Why paint this particular bed frame?  There's the typical answer: we've had it for 30-ish years; it's survived multiple children, and while it's a sturdy piece of furniture, it has emerged from the child-rearing years slightly the worse for wear.  

There's also a ickier psychological-bug related reason.  [Gross bug stuff is coming in this paragraph: feel free to skip it if you're squeamish].  The bedbug saga we lived through in recent times continues to wig me out, and this particular bed was not well-suited for post-bedbug serenity.  Bedbugs leave tiny black dots of poop, which blend in well with the markings of unpainted wood.  This means I've been more apt both to miss new infestations of bed bugs, but also to think I'm seeing new infestations when they're not there.  Not a calming situation.  Moreover, the design of this particular bed deliberately had lots of opening between slats, and extra screw/bolt holes to allow different configurations of heights, and that led to lots and lots of hiding places for the buggers and their nasty little egg sacs.  So, even before painting I did a bunch of carpentry stuff:  using wood putty to fill holes, sanding, and adding an extra set of headboard/footboard slats.  I was fortunate (?) that Nelson destroyed another bed just like this one, so I had slats of just the right size at the ready.  I haven't eliminated all the hiding holes, because bedbugs are the undisputed world champions at hide-and-seek, but I've reduced the number of places I feel compelled to shine lights into, so this is good for my head.  Also, adding a new slat into a space where there used to just be a space means that pillows and such are less likely to fall off the bed. 

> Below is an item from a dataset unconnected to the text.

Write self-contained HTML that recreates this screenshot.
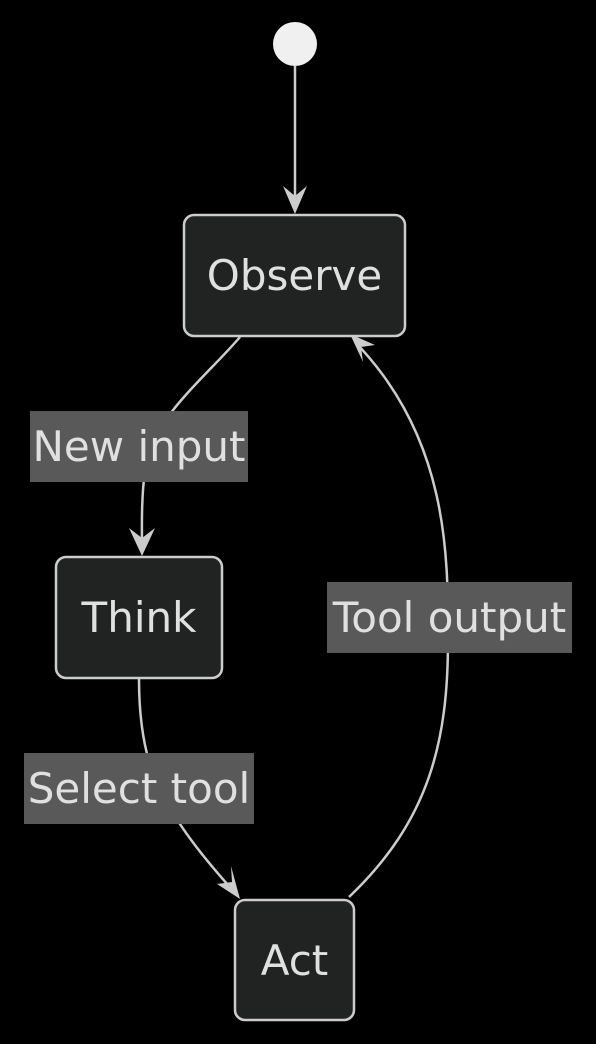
<!DOCTYPE html>
<html><head><meta charset="utf-8"><style>
html,body{margin:0;padding:0;background:#000;}
svg{display:block;}
text{font-family:"DejaVu Sans","Liberation Sans",sans-serif;font-size:42px;fill:#e0e0e0;}
</style></head><body>
<svg width="596" height="1044" viewBox="0 0 596 1044" xmlns="http://www.w3.org/2000/svg">
<circle cx="295" cy="44" r="22" fill="#f0f0f0"/>
<g fill="none" stroke="#ccc" stroke-width="2.5">
<path d="M295,66 L295,206"/>
<path d="M240,337 C205,378 150,420 145,470 C141,500 142,530 142,550"/>
<path d="M139,679 C139,720 145,760 160,790 C180,830 210,865 236,894"/>
<path d="M349,897 C430,820 448,740 448,640 C448,560 450,440 355,342"/>
</g>
<g fill="#ccc">
<path d="M295,214 L283,186 L295,196 L307,186 Z"/>
<path d="M142,556 L129,528 L142,538 L155,528 Z"/>
<path d="M240,899 L217,884 L232,882 L231,866 Z"/>
<path d="M350,334 L375,345 L361,347 L363,362 Z"/>
</g>
<g fill="#212222" stroke="#ccc" stroke-width="2.5">
<rect x="184" y="215" width="221" height="121" rx="10"/>
<rect x="56" y="557" width="166" height="121" rx="10"/>
<rect x="235" y="900" width="119" height="120" rx="10"/>
</g>
<g fill="#595959">
<rect x="30" y="411" width="218" height="71"/>
<rect x="327" y="582" width="245" height="71"/>
<rect x="24" y="753" width="230" height="71"/>
</g>
<g text-anchor="middle">
<text x="294.5" y="290">Observe</text>
<text x="139" y="632">Think</text>
<text x="294.5" y="975">Act</text>
<text x="139" y="461">New input</text>
<text x="449.5" y="632">Tool output</text>
<text x="139" y="803">Select tool</text>
</g>
</svg>
</body></html>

The second slat down in this footboard is new;
I added it to reduce the amount of hiding space for unwanted buggy guests.  

[Icky stuff is done].

The next step, after puttying, sanding, and adding a new board, was to find paint.  I guess a purist would use glossy furniture paint, but the only such paints I had in the house were dark colored, which was not what I wanted in this situation at all.   Instead, I decided to take a chance with some paint the previous owners had left behind -- a mostly empty can of white primer+paint intended for interior walls.  There was only an inch or two of this left in the can, and when I first opened it up, I was worried it had already solidified.  But it was still usable.  In fact, my initial worry that the paint had outlived its usefulness convinced me that I ought to use it up now, before it did solidify into worthlessness.   

I lucked out and had almost exactly the right amount for the job.  When I was all done,  I used a spatula* to scrape the remaining paint out of the can into a jelly jar, and I figure I have about 1/3 of a cup left for touch-ups.  Is that perfect or what?

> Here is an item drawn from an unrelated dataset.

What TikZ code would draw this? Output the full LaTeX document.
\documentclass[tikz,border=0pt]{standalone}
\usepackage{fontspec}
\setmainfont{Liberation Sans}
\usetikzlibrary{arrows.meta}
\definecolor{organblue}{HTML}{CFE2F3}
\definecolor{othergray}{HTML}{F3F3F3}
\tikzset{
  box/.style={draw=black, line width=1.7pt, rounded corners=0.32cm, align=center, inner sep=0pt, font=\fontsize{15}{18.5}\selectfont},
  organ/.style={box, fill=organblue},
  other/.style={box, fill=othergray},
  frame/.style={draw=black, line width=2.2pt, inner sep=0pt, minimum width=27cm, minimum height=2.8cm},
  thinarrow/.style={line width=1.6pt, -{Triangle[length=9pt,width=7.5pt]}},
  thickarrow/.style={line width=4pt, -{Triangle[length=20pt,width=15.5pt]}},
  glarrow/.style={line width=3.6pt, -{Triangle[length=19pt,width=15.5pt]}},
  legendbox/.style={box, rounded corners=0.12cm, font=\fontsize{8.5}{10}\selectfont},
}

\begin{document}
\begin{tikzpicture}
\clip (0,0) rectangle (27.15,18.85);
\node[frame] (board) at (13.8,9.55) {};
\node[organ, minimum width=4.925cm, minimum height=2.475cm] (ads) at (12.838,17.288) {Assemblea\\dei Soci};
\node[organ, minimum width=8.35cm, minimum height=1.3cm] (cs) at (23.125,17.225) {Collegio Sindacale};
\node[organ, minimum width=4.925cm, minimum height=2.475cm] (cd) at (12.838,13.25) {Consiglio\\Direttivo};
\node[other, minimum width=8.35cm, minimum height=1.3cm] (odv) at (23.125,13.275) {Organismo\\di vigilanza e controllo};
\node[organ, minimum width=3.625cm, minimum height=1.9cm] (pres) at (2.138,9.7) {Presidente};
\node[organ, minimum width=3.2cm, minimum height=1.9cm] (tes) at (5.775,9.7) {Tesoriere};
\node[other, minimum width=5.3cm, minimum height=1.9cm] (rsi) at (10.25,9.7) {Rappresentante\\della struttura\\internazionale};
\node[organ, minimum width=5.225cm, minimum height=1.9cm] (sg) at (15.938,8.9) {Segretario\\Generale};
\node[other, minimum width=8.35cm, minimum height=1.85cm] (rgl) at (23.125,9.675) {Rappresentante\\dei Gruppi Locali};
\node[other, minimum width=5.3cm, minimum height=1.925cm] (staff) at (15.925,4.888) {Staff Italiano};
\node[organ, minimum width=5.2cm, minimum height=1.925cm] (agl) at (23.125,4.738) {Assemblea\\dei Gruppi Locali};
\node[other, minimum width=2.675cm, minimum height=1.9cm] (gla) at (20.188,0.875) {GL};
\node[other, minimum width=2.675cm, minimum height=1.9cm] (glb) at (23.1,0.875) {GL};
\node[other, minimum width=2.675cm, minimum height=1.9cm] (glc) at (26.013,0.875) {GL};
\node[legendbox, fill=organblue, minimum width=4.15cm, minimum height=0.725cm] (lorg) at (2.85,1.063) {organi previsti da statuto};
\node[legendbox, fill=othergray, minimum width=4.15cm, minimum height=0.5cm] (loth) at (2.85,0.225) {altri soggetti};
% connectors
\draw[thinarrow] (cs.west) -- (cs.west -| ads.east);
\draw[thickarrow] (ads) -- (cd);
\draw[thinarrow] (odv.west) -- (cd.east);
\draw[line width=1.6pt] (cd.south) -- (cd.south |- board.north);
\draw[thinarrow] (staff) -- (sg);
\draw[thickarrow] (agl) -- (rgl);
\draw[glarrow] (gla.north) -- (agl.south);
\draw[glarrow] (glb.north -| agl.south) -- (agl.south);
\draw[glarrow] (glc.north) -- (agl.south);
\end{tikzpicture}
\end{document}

[* A year or so ago, I found a really lovely spatula in a "FREE" pile and brought it home, 
only to decide that I had two perfectly good kitchen spatulas already.  But then I realized 
that having a dedicated paint spatula is a wonderful way to conserve paint, and so that spatula 
now lives in the basement with the paint brushes and such.  Highly recommend]

So, now I have a bed that feels "new" to us, which is pleasant.  And also, I want to go crack open all those other cans of paint and pour them into glass jars, so that I know what I might turn to next when I need paint for a random project.  (I'm guessing the next project will be building a curio shelf for cows, but who knows?)